Organised crime is a hidden yet major contributor to deforestation
When someone mentions deforestation, you probably think of beef production or the wood industry as being most culpable. A key driver that often goes under the radar, however, is organised crime like drug trafficking and illegal logging.
Almost a year on from COP26, there’s definitely work to be done to regenerate 30% of natural land by 2030.
Every 12 months, the world loses an estimated 25 million acres of forest to deforestation. This damage roughly matches the size of the state of Indiana and almost all of it occurs within the tropics.
With hopes of stopping the rot, delegates at the conference committed to halting deforestation within the next eight (now seven) years. The official legislation, called the ‘Declaration on Forests and Land Use,’ outlined a $19bn USD strategy focused on sourcing consumer goods like beef, palm oil, wood pulp, and paper products in a more sustainable way.
Together, these commodities remain responsible for the loss of nearly 12 million acres annually. There is, however, a fifth key driver of deforestation that receives less publicity and attention from global policymakers: organised crime.
How big a role does organised crime play?
If you’re unsure of what money laundering means (and haven’t seen Peaky Blinders), it boils down to making illegal cashflow appear legitimate through the guise of a proper business.
The five focus industries we previously mentioned are regularly used by criminals to disguise earnings and nefarious operations across the globe.
South America and Central America in particular are so rife with drug trafficking rings that they’ve almost become a vanguard of deforestation. Some reports go as far to suggest that between 30 and 60 percent of all such activity is attributed to ‘narco-deforestation.’
Levelling forest land to create space for the rearing of cattle and rapidly expanding logging networks, drug traffickers continue to launder money while concealing cocaine in timber shipments to Europe.
The line between legal and illegal is extremely blurry when it comes to productions of palm oil and soy. A US forest conservation outfit called Forest Trends estimates that nearly half of deforestation for cattle, soy, palm oil, and wood products is illegal.
According to its market research, exports tied to illegal practices could be worth a staggering $61bn every year. Highlighting the scope of the issue, it also suggests they’re responsible for a quarter of tropical deforestation globally.
Not all large-scale illegal deforestation is tied to drug trafficking organisations, but it is almost always tied to organised crime — and, in some cases, corruption. Not to mention, instances of slave labour and exploitation are regularly reported.

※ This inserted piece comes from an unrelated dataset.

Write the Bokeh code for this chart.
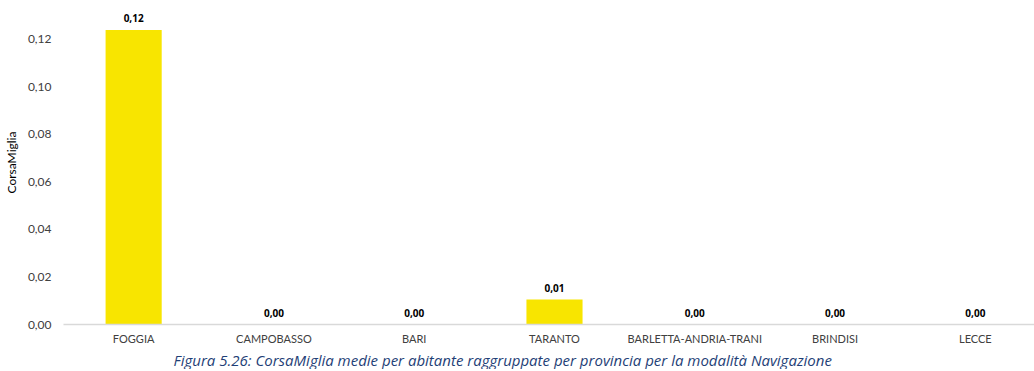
from bokeh.plotting import figure
from bokeh.models import ColumnDataSource, LabelSet, Range1d, FixedTicker, Title
from bokeh.core.properties import value
from bokeh.embed import file_html
from bokeh.resources import INLINE

provinces = ["FOGGIA", "CAMPOBASSO", "BARI", "TARANTO", "BARLETTA-ANDRIA-TRANI", "BRINDISI", "LECCE"]
values = [0.124, 0.0, 0.0, 0.0105, 0.0, 0.0, 0.0]
y_ticks = [0.0, 0.02, 0.04, 0.06, 0.08, 0.10, 0.12]
y_axis_title = "CorsaMiglia"
caption = "Figura 5.26: CorsaMiglia medie per abitante raggruppate per provincia per la modalità Navigazione"

labels = [f"{v:.2f}".replace(".", ",") for v in values]
src = ColumnDataSource(dict(x=provinces, top=values, label=labels))

FONT = "Lato"

p = figure(x_range=provinces, y_range=Range1d(0, 0.1364), frame_width=982, frame_height=324,
           output_backend="svg", toolbar_location=None,
           min_border_left=48, min_border_right=0, min_border_top=0, min_border_bottom=0)
p.outline_line_color = None
p.background_fill_color = "white"
p.border_fill_color = "white"
p.xgrid.grid_line_color = None
p.ygrid.grid_line_color = None

p.vbar(x="x", top="top", width=0.4, source=src, fill_color="#F8E500", line_color=None)

p.add_layout(LabelSet(x="x", y="top", text="label", source=src, text_align="center",
                      text_baseline="bottom", y_offset=8, text_font=value("Open Sans"),
                      text_font_size="10px", text_font_style="bold", text_color="#000000"))

# y axis
p.yaxis.ticker = FixedTicker(ticks=y_ticks)
p.yaxis.major_label_overrides = {t: f"{t:.2f}".replace(".", ",") for t in y_ticks}
p.yaxis.axis_line_color = None
p.yaxis.major_tick_line_color = None
p.yaxis.minor_tick_line_color = None
p.yaxis.major_label_text_font = FONT
p.yaxis.major_label_text_font_size = "12px"
p.yaxis.major_label_text_color = "#404040"
p.yaxis.major_label_standoff = 6
p.yaxis.axis_label = y_axis_title
p.yaxis.axis_label_text_font = FONT
p.yaxis.axis_label_text_font_size = "12px"
p.yaxis.axis_label_text_font_style = "normal"
p.yaxis.axis_label_text_color = "#000000"
p.yaxis.axis_label_standoff = 6

# x axis
p.xaxis.axis_line_color = "#D9D9D9"
p.xaxis.axis_line_width = 1.5
p.xaxis.major_tick_line_color = None
p.xaxis.minor_tick_line_color = None
p.xaxis.major_label_text_font = FONT
p.xaxis.major_label_text_font_size = "11px"
p.xaxis.major_label_text_color = "#404040"
p.xaxis.major_label_standoff = 1

p.add_layout(Title(text=caption, align="left", offset=110, standoff=0,
                   text_font="Open Sans", text_font_size="15px",
                   text_font_style="italic", text_color="#1F3F77"), "below")

open("out.html", "w").write(file_html(p, INLINE))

Are governments clamping down on this?
To date, the response from officials against these criminals has felt more like a mission to inconvenience, than a serious legal crackdown.
After taking nefarious sales of land — often home to the Amazon’s indigenous communities — off of Facebook marketplace in 2021, ecological matters throughout certain regions again took a back foot.
At COP26, where many were hoping harsher sanctions would be introduced for perpetrators — as well as heightened accountability for officials declining to act — delegates leant more towards sustainable production than rooting out illicit marketplaces.
Governments from 28 countries committed to remove deforestation from the global trade of food and other agricultural products like soya and cocoa, with respective signatories covering around 85% of the world’s forests.
Upwards of 30 financial companies including Avia, Schroders, and Axa also promised to end investment in all activities linked to deforestation.
While these seemed like significant developments at the time, we’re still far from solving the problem. The truth remains that failing to address criminal operations directly will thwart any prospect of ending deforestation by 2030.